Extrait de mon [HDR](/publications/time-of-experience/
Passage est un projet réalisé en 2012 par Gracia Goh, Chiyong Lim, et Kate Vermeyen à l’Université de Technologie d’Eindhoven. Passage s’intéresse au lieu de transition entre deux espaces physiques, c’est-à-dire à leur entre-espace. L’énoncé du projet invite les étudiant à réaliser un design pour l’entre-espace en évitant d’influencer l’expérience de l’un des deux espaces. Cet énoncé semble a priori phénoménologiquement incohérent, puisque l’expérience d’une chose extérieure à soi a nécessairement lieu dans un espace et demande de plus que l’attention de l’utilisateur soit dirigée au moins partiellement vers cette chose. Or non seulement l’entre-espace ne semble pas être un espace (mais plutôt une surface), et l’attention d’une personne passant une porte est le plus souvent dirigée vers l’espace dans lequel elle compte se rendre.
Après de multiples itérations incluant des fabrications de prototypes, des essais en situation, des réflexions basées sur la contexture kansei, etc., un remarquable design a progressivement pris forme. Passage est une installation montée sur le cadre d’une porte. Cette installation est composée d’une ligne de diodes électroluminescentes (LEDs RGB) projetée sur une feuille d’aluminium fine qui réfléchit la lumière en direction de la porte une fois entrouverte. Les diodes changent très lentement la couleur émise. La feuille d’aluminium ondule en fonction de la manière dont la porte est ouverte : une ouverture franche créera bien plus de turbulences qu’une ouverture lente. L’impression lumineuse projetée sur la porte est donc unique à chaque ouverture et à chaque fermeture.
Ce qui est remarquable dans ce design est que la projection lumineuse n’est pas visible par le passant lorsque la porte est complètement fermée ou franchement ouverte, si bien que l’interaction n’a lieu que dans l’action de l’ouverture de la porte. L’expérience commence dès que l’on commence à ouvrir la porte et finit avant que l’on ait fini de l’ouvrir. Non seulement l’installation se trouve (quasiment) localisée dans cet entre-espace, mais l’expérience est également localisée dans cet entre-espace : elle n’interfère quasiment pas avec l’intentionnalité du passant de passer dans l’espace suivant. L’objectif du design est ainsi atteint.
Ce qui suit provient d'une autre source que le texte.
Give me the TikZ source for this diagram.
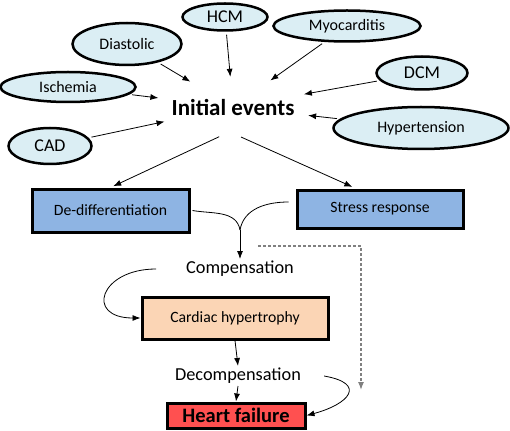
\documentclass[tikz,border=0pt]{standalone}
\usepackage{fontspec}
\setmainfont{Carlito}
\usetikzlibrary{shapes,arrows.meta}
\definecolor{ovalfill}{HTML}{DBEEF4}
\definecolor{boxblue}{HTML}{8EB4E3}
\definecolor{boxpeach}{HTML}{FBD5B5}
\definecolor{boxred}{HTML}{FF5050}
\newcommand{\fsz}[1]{\fontsize{#1}{#1}\selectfont}
\begin{document}
\begin{tikzpicture}[x=1pt,y=1pt,>={Latex[length=8pt,width=6pt]},
	cause/.style={ellipse,draw,line width=2.5pt,fill=ovalfill,inner sep=0pt},
	stage/.style={rectangle,draw,line width=3pt,inner sep=0pt,font=\fsz{15.7}},
	word/.style={inner sep=2pt,font=\fsz{18.3}},
	link/.style={->,line width=0.8pt}]
\useasboundingbox (0,0) rectangle (510,-430);
\node[cause,minimum width=85,minimum height=27,font=\fsz{18}](hcm)at(225,-17){HCM};
\node[cause,minimum width=109,minimum height=42,font=\fsz{16}](dias)at(127,-44){Diastolic};
\node[cause,minimum width=147,minimum height=31,font=\fsz{16}](myo)at(347,-26){Myocarditis};
\node[cause,minimum width=91,minimum height=33,font=\fsz{18}](dcm)at(422,-73){DCM};
\node[cause,minimum width=135,minimum height=30,font=\fsz{16}](isch)at(68,-87){Ischemia};
\node[cause,minimum width=83,minimum height=36,font=\fsz{18}](cad)at(50,-146){CAD};
\node[cause,minimum width=175,minimum height=42,font=\fsz{16}](hyp)at(421,-128){Hypertension};
\node[ellipse,inner xsep=-12pt,inner ysep=0pt,minimum width=156,minimum height=60,font=\fsz{23}\bfseries](ie)at(233,-107){Initial events};
\foreach \c in {hcm,dias,myo,dcm,isch,cad,hyp}
	\draw[link,shorten <=3pt](\c)--(ie);
\node[stage,fill=boxblue,minimum width=157,minimum height=43](dd)at(110.5,-210.5){De-differentiation};
\node[stage,fill=boxblue,minimum width=166,minimum height=38](st)at(380,-209){Stress response};
\draw[link,shorten >=3pt](ie.245)--(dd.north);
\draw[link,shorten >=4pt](ie.285)--([xshift=-24pt]st.north);
\coordinate(m)at(240,-230);
\node[word](comp)at(240,-269){Compensation};
\draw[line width=0.8pt]([xshift=2pt]dd.east)to[out=-10,in=100](m);
\draw[line width=0.8pt]([shift={(-7pt,7pt)}]st.west)to[out=180,in=80](m);
\draw[link](m)--(comp.north);
\node[stage,fill=boxpeach,minimum width=186,minimum height=42](ch)at(235,-318){Cardiac hypertrophy};
\draw[link]([xshift=-28pt]comp.west)to[out=180,in=180,looseness=2.8](ch.west);
\node[word](dc)at(238,-376){Decompensation};
\node[stage,fill=boxred,minimum width=138,minimum height=25,font=\fsz{20.5}\bfseries](hf)at(236,-415.5){Heart failure};
\draw[link](ch.south)--(dc.north);
\draw[link](dc.south)--(hf.north);
\draw[link]([xshift=21pt]dc.east)to[out=-10,in=15,looseness=2.6](hf.east);
\coordinate(ds)at(258,-246);
\coordinate(de)at(361,-390);
\draw[->,gray,line width=1.2pt,dash pattern=on 3pt off 2pt](ds)-|(de);
\end{tikzpicture}
\end{document}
Outre certains descripteurs kansei « classiques », tels que le grain, l’interaction lumière-ombre ou la sensation d’une invitation à apprécier cet entre-espace, des descripteurs kansei spécifiques à ce projet ont été établis : l’instantanéité et l’insaisissable, et plus encore leur couple. Ce qui est remarquable est que cette expérience est prenante du point de vue de son expression, engageante par le geste, et que son intensité vient du fait qu’elle est très courte, inéluctable, et insaisissable : en un instant elle nous engage puis nous libère, sans qu’on puisse vraiment y échapper, ni en faire quoi que ce soit. Là est la beauté de ce design.